MEXICO CITY: Mexico saw an estimated $476 billion leave the country through corruption, criminal activity or sale of illegal goods between 2001 and 2010, a distant second behind China with $2.7 trillion, according to the Washington-based Global Financial Integrity.
Nearly half of the multinational companies in the Annual Global Fraud Survey from the private security and risk-management firm Kroll said they feel vulnerable to corruption in Mexico, the highest percentage for any country next to India. The firm polled 839 senior executives worldwide.
The Kroll report notes that under former President Felipe Calderon, 83 people were convicted of money-laundering, "a tiny number given the size and extent of the problem."
A third report released this month shows that Mexican businesses lost $9 billion in 2011 to insecurity and crime.
The study released last week by the National Institute of Statistics and Geography, the country s census bureau, said more than one third of 27,000 companies surveyed were victims of crime in 2011. Six out of 10 companies did not report the crime to Mexican authorities.
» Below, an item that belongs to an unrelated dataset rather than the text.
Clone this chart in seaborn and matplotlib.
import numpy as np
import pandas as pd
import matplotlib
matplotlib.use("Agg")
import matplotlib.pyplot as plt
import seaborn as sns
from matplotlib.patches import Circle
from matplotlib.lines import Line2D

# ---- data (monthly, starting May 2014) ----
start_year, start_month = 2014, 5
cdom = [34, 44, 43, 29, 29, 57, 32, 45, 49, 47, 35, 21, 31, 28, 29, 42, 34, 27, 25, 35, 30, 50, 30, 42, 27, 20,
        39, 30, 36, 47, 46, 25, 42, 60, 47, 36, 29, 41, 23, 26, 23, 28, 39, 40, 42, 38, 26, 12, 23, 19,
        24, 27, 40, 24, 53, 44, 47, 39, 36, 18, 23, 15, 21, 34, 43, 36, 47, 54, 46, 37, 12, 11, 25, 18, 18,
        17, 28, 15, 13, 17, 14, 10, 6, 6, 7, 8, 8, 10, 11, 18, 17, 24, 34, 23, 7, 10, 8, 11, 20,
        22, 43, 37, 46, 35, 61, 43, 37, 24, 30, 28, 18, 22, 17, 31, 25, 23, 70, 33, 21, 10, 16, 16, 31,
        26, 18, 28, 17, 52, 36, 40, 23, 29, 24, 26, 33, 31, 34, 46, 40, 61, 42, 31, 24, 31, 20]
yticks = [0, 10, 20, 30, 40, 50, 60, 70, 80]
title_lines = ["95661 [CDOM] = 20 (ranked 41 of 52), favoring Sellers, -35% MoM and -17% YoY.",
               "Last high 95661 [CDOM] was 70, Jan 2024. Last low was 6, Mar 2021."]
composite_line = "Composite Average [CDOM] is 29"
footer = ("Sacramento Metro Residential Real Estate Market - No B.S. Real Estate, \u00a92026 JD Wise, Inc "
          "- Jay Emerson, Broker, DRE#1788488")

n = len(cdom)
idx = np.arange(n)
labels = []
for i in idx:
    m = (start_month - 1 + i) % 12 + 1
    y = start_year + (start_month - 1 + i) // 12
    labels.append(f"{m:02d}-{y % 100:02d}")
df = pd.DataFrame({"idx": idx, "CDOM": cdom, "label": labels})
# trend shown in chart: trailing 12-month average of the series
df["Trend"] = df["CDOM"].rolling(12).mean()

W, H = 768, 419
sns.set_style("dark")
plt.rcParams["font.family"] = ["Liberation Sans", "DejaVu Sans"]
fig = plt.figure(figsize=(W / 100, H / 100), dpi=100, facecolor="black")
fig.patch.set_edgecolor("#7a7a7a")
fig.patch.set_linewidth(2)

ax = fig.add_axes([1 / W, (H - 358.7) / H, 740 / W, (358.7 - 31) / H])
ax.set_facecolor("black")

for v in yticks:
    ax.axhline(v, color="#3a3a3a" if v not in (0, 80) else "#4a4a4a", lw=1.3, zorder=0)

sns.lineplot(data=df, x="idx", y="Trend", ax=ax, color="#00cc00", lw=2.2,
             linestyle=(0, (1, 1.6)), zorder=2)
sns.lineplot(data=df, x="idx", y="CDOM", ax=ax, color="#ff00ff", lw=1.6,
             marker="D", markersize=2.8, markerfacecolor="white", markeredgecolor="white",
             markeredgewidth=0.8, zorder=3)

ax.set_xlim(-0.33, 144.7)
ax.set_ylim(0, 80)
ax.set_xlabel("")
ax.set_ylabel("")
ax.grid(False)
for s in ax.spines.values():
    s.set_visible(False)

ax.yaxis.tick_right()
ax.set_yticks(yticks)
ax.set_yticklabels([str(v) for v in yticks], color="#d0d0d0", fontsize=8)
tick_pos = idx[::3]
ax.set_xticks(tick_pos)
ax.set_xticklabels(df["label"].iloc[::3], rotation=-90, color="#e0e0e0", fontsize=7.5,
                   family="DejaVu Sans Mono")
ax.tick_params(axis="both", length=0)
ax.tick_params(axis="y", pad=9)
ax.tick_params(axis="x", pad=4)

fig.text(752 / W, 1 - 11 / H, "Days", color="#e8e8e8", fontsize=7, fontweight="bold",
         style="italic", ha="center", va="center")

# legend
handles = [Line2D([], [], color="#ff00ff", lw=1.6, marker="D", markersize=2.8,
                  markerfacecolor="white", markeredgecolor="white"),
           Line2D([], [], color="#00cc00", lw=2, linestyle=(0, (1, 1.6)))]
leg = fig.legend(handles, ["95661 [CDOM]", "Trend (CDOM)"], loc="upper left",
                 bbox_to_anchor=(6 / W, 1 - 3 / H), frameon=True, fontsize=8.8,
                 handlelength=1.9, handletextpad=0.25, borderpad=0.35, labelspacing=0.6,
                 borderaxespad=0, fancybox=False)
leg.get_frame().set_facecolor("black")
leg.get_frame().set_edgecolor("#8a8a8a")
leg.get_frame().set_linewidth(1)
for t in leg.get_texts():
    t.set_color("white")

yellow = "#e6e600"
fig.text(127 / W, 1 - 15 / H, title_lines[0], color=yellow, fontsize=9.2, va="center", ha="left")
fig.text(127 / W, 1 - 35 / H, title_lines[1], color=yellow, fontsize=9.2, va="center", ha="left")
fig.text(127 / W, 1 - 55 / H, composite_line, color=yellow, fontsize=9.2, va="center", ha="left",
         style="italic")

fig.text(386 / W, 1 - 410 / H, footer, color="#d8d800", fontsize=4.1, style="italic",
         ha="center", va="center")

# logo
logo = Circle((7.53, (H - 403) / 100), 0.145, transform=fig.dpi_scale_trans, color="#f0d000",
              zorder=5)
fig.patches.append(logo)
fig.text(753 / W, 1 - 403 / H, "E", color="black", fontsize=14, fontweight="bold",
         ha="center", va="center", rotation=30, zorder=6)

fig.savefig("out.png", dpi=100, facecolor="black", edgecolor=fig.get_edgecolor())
The Business Victimization Survey 2012 also revealed that companies greatest fears surround transporting good on Mexican highways, with 43 percent of those surveyed saying they felt insecure transporting goods.
President Enrique Pena Nieto, who took office Dec. 1, has proposed dissolving the Secretary of Public Functions, now charged with fighting public corruption, and creating a new anti-corruption commission that has yet to be approved in congress.
The Mexican economy grew about 3 percent in 2012 and the new government is predicting nearly 4 percent in the new year. The Brazilian central bank this month lowered its growth projection for 2012 from 1.6 percent to 1 percent.
According to the Global Financial Integrity report released Dec. 17, Mexico s illicit financial flows peaked at $61 billion in 2008 and has dropped to $51 billion a year since then.
Mexico was third in 2010 behind China and Malaysia in top exporters of illegal capital, the most recent year for which data is available.
The non-profit research and advocacy group, which studies illicit financial flows in developing countries, said the money ends up in off-shore tax shelters and legitimate banks.
The report s authors call the estimates conservative because they don t include dealings in bulk cash, such as proceeds from drug trafficking, human smuggling and other criminal activities settled in cash.